The impetus behind the ban came about when Schenberg’s neighbors found several of his errant blow darts in their backyard.  Schenberg changed his tactics, he began using a pellet gun, but by then it was too late.

The neighbors, Gary and Becki Stein, had already begun to go around town with a petition inciting others to back their no-squirrel-shooting cause.  

In the end though, the choice of weapon didn’t matter.  The Steins were not going to put up with high-velocity projectiles whizzing around their backyard.

“I want to enjoy my backyard without the fear of an 800-foot-per-second pellet,” Becki Stein said.

Councilman Randy Logan justified the measure by saying that the city “isn’t banning people from protecting their home from squirrels and other animals by traps or removal by a pest expert — we’re dealing with the safety of how it’s done.”

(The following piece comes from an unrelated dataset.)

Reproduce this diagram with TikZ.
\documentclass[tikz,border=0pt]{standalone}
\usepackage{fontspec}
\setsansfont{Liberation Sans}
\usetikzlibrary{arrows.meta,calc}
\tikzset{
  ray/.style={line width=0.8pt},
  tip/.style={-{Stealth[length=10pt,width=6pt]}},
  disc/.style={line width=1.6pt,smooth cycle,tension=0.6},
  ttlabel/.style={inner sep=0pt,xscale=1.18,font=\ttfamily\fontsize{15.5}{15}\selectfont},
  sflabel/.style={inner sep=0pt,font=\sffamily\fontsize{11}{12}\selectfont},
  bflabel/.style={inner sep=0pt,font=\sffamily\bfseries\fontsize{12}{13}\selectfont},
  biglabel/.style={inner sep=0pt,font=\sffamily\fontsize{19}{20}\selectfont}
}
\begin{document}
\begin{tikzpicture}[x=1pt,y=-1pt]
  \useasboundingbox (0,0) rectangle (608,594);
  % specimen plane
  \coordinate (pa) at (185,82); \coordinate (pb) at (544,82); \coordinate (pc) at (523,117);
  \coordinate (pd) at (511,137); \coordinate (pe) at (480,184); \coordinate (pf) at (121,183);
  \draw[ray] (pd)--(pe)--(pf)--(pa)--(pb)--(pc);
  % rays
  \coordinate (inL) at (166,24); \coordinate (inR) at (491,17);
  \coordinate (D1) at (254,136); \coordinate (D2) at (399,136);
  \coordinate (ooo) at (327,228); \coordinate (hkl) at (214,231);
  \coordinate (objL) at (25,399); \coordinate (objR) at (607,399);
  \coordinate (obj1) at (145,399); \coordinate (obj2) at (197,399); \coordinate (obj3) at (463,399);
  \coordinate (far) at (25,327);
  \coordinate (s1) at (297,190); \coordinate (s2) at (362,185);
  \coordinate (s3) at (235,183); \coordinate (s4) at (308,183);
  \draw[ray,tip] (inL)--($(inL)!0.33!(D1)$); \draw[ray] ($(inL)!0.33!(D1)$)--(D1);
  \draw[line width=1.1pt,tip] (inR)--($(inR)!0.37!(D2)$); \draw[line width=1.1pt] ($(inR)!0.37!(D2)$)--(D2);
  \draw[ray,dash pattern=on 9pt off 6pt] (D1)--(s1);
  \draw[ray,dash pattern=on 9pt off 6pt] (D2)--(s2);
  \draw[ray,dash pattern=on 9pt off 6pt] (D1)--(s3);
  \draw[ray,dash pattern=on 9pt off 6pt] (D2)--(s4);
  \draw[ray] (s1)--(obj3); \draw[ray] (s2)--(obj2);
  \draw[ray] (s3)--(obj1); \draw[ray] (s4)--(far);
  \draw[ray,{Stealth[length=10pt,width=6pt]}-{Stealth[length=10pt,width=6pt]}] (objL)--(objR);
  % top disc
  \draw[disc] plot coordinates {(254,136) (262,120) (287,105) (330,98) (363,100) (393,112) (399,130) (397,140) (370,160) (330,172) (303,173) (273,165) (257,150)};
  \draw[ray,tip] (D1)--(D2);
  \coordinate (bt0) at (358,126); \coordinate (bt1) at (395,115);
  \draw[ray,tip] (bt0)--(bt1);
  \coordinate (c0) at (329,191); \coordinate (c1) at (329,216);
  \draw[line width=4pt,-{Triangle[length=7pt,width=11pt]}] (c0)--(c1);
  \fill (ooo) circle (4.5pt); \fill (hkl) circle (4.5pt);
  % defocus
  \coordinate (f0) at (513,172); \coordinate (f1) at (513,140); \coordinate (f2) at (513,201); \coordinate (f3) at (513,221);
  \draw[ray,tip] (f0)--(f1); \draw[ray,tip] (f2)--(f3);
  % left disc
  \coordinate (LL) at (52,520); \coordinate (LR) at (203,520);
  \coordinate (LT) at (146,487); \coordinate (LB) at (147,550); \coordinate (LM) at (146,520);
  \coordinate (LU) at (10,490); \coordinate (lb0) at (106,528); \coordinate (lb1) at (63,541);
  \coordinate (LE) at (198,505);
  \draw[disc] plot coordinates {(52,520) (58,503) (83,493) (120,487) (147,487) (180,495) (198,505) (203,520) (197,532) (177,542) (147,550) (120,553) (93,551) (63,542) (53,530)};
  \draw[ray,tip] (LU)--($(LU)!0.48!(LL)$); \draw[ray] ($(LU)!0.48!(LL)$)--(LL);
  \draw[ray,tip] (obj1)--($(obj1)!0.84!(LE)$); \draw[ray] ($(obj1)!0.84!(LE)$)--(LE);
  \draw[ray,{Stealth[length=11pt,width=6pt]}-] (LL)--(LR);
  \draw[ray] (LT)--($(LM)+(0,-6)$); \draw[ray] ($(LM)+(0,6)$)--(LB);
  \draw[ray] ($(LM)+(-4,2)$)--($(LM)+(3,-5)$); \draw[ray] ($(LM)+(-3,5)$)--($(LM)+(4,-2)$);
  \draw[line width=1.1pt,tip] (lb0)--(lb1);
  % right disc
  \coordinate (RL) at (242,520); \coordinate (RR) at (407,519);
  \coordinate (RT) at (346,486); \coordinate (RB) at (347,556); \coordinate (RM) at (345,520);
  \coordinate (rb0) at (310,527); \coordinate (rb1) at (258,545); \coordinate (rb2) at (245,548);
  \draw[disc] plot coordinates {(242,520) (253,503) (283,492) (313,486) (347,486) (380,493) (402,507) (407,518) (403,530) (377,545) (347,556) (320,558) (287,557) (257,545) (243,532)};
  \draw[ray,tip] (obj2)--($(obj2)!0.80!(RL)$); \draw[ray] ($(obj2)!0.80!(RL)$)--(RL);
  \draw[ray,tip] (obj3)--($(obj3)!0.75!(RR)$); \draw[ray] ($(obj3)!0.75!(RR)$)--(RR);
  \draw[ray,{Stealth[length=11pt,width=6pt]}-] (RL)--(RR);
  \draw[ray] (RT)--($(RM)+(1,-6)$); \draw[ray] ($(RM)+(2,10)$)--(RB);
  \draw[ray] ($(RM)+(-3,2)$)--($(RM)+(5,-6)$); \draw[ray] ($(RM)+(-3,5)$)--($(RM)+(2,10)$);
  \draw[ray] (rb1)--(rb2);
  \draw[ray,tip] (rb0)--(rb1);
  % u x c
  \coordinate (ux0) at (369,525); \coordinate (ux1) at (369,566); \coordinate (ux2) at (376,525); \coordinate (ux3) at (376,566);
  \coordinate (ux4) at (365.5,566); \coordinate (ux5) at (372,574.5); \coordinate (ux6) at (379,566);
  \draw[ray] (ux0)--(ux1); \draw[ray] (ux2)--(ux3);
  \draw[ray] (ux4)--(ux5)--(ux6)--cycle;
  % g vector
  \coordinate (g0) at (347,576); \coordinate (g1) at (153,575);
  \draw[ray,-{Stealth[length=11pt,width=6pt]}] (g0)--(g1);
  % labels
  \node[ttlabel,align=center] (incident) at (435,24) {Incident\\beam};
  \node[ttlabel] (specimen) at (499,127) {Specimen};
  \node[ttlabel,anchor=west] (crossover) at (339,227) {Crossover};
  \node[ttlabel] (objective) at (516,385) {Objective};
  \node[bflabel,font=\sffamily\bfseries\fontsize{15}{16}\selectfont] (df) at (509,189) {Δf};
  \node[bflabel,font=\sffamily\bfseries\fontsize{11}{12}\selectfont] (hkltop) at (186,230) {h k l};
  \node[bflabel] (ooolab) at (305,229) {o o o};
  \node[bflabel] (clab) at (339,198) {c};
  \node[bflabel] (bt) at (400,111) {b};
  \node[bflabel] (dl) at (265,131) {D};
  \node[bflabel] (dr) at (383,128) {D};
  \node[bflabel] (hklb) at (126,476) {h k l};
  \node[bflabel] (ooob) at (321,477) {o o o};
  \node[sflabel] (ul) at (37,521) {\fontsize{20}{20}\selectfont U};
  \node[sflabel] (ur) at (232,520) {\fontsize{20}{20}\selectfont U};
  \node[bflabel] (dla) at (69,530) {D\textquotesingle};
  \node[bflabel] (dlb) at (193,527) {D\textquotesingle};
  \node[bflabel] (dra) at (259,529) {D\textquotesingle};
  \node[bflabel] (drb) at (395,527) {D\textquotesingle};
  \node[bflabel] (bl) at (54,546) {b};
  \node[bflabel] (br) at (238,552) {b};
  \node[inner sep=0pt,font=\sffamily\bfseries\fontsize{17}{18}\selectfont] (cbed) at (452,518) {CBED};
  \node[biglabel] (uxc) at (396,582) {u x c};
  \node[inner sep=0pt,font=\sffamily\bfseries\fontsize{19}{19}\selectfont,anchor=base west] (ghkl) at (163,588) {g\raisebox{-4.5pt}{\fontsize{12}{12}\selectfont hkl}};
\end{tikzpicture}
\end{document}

Schenberg claimed that before he started using blowguns and pellet guns he tried using traps, poisons and trimming back trees to mitigate squirrel damage.  Those methods, he maintained, where largely ineffective, so he escalated his defense posture to include more advanced technologies, e.g. first the blowgun, then the pellet gun. 

After the city council announced its decision, Schenberg said he “fully expects the law to be invalidated, because state law prevents it from being enacted.”

And he continued to argue that the new law “is an attempt to strip Missourians of constitutional rights.”

Whether an official appeal will be filed challenging the constitutionality of the ban is unclear.  However, for now, one can bet that the squirrels of Chesterfield, Missouri, will sleep a little easier at night.